From the first line of the listing below, retype each line up to and including the one with "50, 55, 60]"; pictures stay out.

| RAW DATA |
[Start]

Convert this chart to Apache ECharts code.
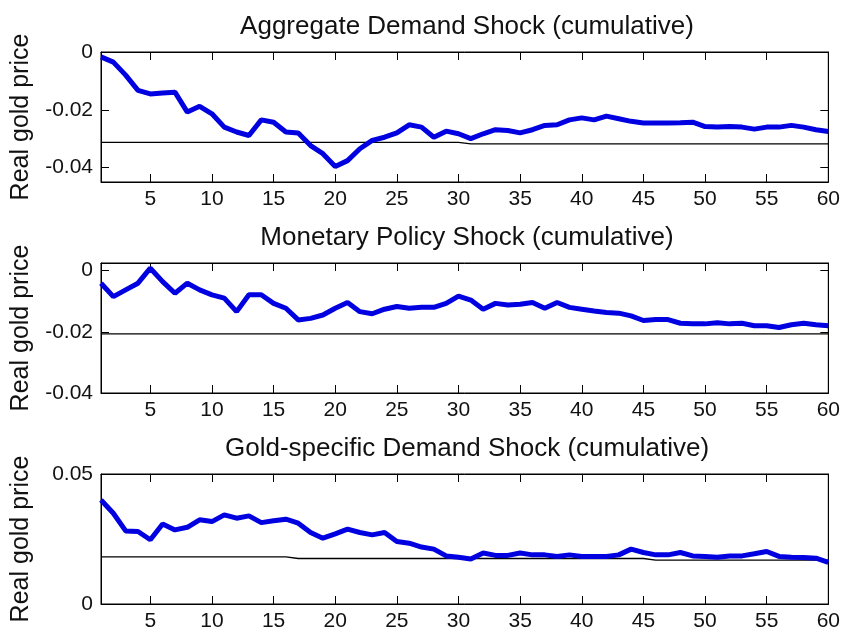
<!DOCTYPE html>
<html>
<head>
<meta charset="utf-8">
<script src="https://cdn.jsdelivr.net/npm/echarts@6/dist/echarts.min.js"></script>
<style>
  html, body { margin: 0; padding: 0; background: #fff; }
  #box { width: 843px; height: 633px; }
</style>
</head>
<body>
<div id="box"></div>
<script>
  // horizon (months after shock)
  const horizons = Array.from({ length: 60 }, (_, i) => i + 1)
  const xTicks = [5, 10, 15, 20, 25, 30, 35, 40, 45, 50, 55, 60]

  const titles = [
    'Aggregate Demand Shock (cumulative)',
    'Monetary Policy Shock (cumulative)',
    'Gold-specific Demand Shock (cumulative)'
  ]

  // cumulative responses of real gold price
  const aggDemand = [-0.0017, -0.0035, -0.008, -0.0133, -0.0145, -0.0142, -0.0139, -0.0208, -0.0188, -0.0214,
    -0.026, -0.0277, -0.0289, -0.0235, -0.0243, -0.0277, -0.028, -0.0324, -0.0352, -0.0396,
    -0.0376, -0.0335, -0.0306, -0.0295, -0.028, -0.0252, -0.026, -0.0295, -0.0274, -0.0283,
    -0.03, -0.0283, -0.0269, -0.0272, -0.028, -0.0269, -0.0254, -0.0252, -0.0235, -0.0228,
    -0.0235, -0.0222, -0.0231, -0.024, -0.0246, -0.0246, -0.0246, -0.0245, -0.0243, -0.0258,
    -0.026, -0.0258, -0.026, -0.0267, -0.026, -0.026, -0.0254, -0.026, -0.0269, -0.0275]
  const aggLevel = [-0.0313, -0.0313, -0.0313, -0.0313, -0.0313, -0.0313, -0.0313, -0.0313, -0.0313, -0.0313,
    -0.0313, -0.0313, -0.0313, -0.0313, -0.0313, -0.0313, -0.0313, -0.0313, -0.0313, -0.0313,
    -0.0313, -0.0313, -0.0313, -0.0313, -0.0313, -0.0313, -0.0313, -0.0313, -0.0313, -0.0313,
    -0.0318, -0.0318, -0.0318, -0.0318, -0.0318, -0.0318, -0.0318, -0.0318, -0.0318, -0.0318,
    -0.0318, -0.0318, -0.0318, -0.0318, -0.0318, -0.0318, -0.0318, -0.0318, -0.0318, -0.0318,
    -0.0318, -0.0318, -0.0318, -0.0318, -0.0318, -0.0318, -0.0318, -0.0318, -0.0318, -0.0318]

  const monPolicy = [-0.0041, -0.0085, -0.0063, -0.0041, 0.0008, -0.0036, -0.0074, -0.0041, -0.0063, -0.0079,
    -0.009, -0.0134, -0.0079, -0.0079, -0.0107, -0.0123, -0.0161, -0.0156, -0.0145, -0.0123,
    -0.0104, -0.0134, -0.0141, -0.0126, -0.0117, -0.0123, -0.012, -0.012, -0.0107, -0.0083,
    -0.0096, -0.0126, -0.0107, -0.0112, -0.011, -0.0104, -0.0123, -0.0104, -0.012, -0.0126,
    -0.0132, -0.0137, -0.0139, -0.0148, -0.0163, -0.016, -0.016, -0.0172, -0.0174, -0.0174,
    -0.017, -0.0174, -0.0172, -0.018, -0.018, -0.0186, -0.0177, -0.0172, -0.0177, -0.018]
  const monLevel = [-0.0207, -0.0207, -0.0207, -0.0207, -0.0207, -0.0207, -0.0207, -0.0207, -0.0207, -0.0207,
    -0.0207, -0.0207, -0.0207, -0.0207, -0.0207, -0.0207, -0.0207, -0.0207, -0.0207, -0.0207,
    -0.0207, -0.0207, -0.0207, -0.0207, -0.0207, -0.0207, -0.0207, -0.0207, -0.0207, -0.0207,
    -0.0207, -0.0207, -0.0207, -0.0207, -0.0207, -0.0207, -0.0207, -0.0207, -0.0207, -0.0207,
    -0.0207, -0.0207, -0.0207, -0.0207, -0.0207, -0.0207, -0.0207, -0.0207, -0.0207, -0.0207,
    -0.0207, -0.0207, -0.0207, -0.0207, -0.0207, -0.0207, -0.0207, -0.0207, -0.0207, -0.0207]

  const goldDemand = [0.040, 0.0349, 0.0281, 0.0279, 0.0247, 0.0308, 0.0285, 0.0295, 0.0324, 0.0317,
    0.0343, 0.033, 0.0339, 0.0313, 0.032, 0.0326, 0.0311, 0.0275, 0.0253, 0.027,
    0.0288, 0.0275, 0.0266, 0.0275, 0.024, 0.0234, 0.0219, 0.0211, 0.0185, 0.018,
    0.0173, 0.0196, 0.0187, 0.0187, 0.0196, 0.0189, 0.0189, 0.0183, 0.0189, 0.0183,
    0.0183, 0.0183, 0.0189, 0.0211, 0.0198, 0.0189, 0.0189, 0.0198, 0.0185, 0.0183,
    0.018, 0.0185, 0.0185, 0.0193, 0.0202, 0.0183, 0.018, 0.0179, 0.0176, 0.016]
  const goldLevel = [0.0181, 0.0181, 0.0181, 0.0181, 0.0181, 0.0181, 0.0181, 0.0181, 0.0181, 0.0181,
    0.0181, 0.0181, 0.0181, 0.0181, 0.0181, 0.0181, 0.0175, 0.0175, 0.0175, 0.0175,
    0.0175, 0.0175, 0.0175, 0.0175, 0.0175, 0.0175, 0.0175, 0.0175, 0.0175, 0.0175,
    0.0175, 0.0175, 0.0175, 0.0175, 0.0175, 0.0175, 0.0175, 0.0175, 0.0175, 0.0175,
    0.0175, 0.0175, 0.0175, 0.0175, 0.0175, 0.0169, 0.0169, 0.0169, 0.0169, 0.0169,
    0.0169, 0.0169, 0.0169, 0.0169, 0.0169, 0.0169, 0.0169, 0.0169, 0.0169, 0.0169]

  const yRanges = [[-0.045, 0], [-0.04, 0.0025], [0, 0.05]]
  const yTicks = [[-0.04, -0.02, 0], [-0.04, -0.02, 0], [0, 0.05]]
  const responses = [aggDemand, monPolicy, goldDemand]
  const levels = [aggLevel, monLevel, goldLevel]

  const font = 'Liberation Sans, Arial, sans-serif'
  const gridTops = [52, 263, 474]
  const titleTops = [9, 220, 431]

  const pairs = arr => horizons.map((h, i) => [h, arr[i]])

  let grid = [], xAxis = [], yAxis = [], series = [], title = []
  for (let k = 0; k < 3; k++) {
    grid.push({ left: 101, right: 12, top: gridTops[k], height: 130, show: true, borderColor: '#000', borderWidth: 1, backgroundColor: '#fff' })
    title.push({ text: titles[k], left: 462, textAlign: 'center', top: titleTops[k], textStyle: { fontFamily: font, fontSize: 26, fontWeight: 'normal', color: '#111' } })
    // bottom + top x axes
    xAxis.push({
      gridIndex: k, type: 'value', min: 1, max: 60,
      axisLine: { onZero: false, lineStyle: { color: '#000', width: 1 } },
      axisTick: { inside: true, length: 8, customValues: xTicks, lineStyle: { color: '#000' } },
      axisLabel: { customValues: xTicks, margin: 7, fontFamily: font, fontSize: 21, color: '#111' },
      splitLine: { show: false }
    })
    xAxis.push({
      gridIndex: k, type: 'value', min: 1, max: 60, position: 'top',
      axisLine: { onZero: false, lineStyle: { color: '#000', width: 1 } },
      axisTick: { inside: true, length: 8, customValues: xTicks, lineStyle: { color: '#000' } },
      axisLabel: { show: false },
      splitLine: { show: false }
    })
    // left + right y axes
    yAxis.push({
      gridIndex: k, type: 'value', min: yRanges[k][0], max: yRanges[k][1],
      name: 'Real gold price', nameLocation: 'middle', nameGap: 67, nameRotate: 90,
      nameTextStyle: { fontFamily: font, fontSize: 25, color: '#111' },
      axisLine: { show: true, onZero: false, lineStyle: { color: '#000', width: 1 } },
      axisTick: { inside: true, length: 8, customValues: yTicks[k], lineStyle: { color: '#000' } },
      axisLabel: { customValues: yTicks[k], margin: 8, fontFamily: font, fontSize: 21, color: '#111', formatter: v => String(v) },
      splitLine: { show: false }
    })
    yAxis.push({
      gridIndex: k, type: 'value', min: yRanges[k][0], max: yRanges[k][1], position: 'right',
      axisLine: { show: true, onZero: false, lineStyle: { color: '#000', width: 1 } },
      axisTick: { inside: true, length: 8, customValues: yTicks[k], lineStyle: { color: '#000' } },
      axisLabel: { show: false },
      splitLine: { show: false }
    })
    series.push({
      type: 'line', xAxisIndex: 2 * k, yAxisIndex: 2 * k, data: pairs(levels[k]),
      showSymbol: false, lineStyle: { color: '#000', width: 1.3 }, z: 2
    })
    series.push({
      type: 'line', xAxisIndex: 2 * k, yAxisIndex: 2 * k, data: pairs(responses[k]),
      showSymbol: false, lineStyle: { color: '#0000e0', width: 5 }, z: 3
    })
  }

  let myChart = echarts.init(document.getElementById('box'))
  myChart.setOption({
    backgroundColor: '#fff',
    animation: false,
    title: title,
    grid: grid,
    xAxis: xAxis,
    yAxis: yAxis,
    series: series
  })
</script>
</body>
</html>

[End]

| THE RESPONSE |
Convert this chart to Apache ECharts code.
<!DOCTYPE html>
<html>
<head>
<meta charset="utf-8">
<script src="https://cdn.jsdelivr.net/npm/echarts@6/dist/echarts.min.js"></script>
<style>
  html, body { margin: 0; padding: 0; background: #fff; }
  #box { width: 843px; height: 633px; }
</style>
</head>
<body>
<div id="box"></div>
<script>
  // horizon (months after shock)
  const horizons = Array.from({ length: 60 }, (_, i) => i + 1)
  const xTicks = [5, 10, 15, 20, 25, 30, 35, 40, 45, 50, 55, 60]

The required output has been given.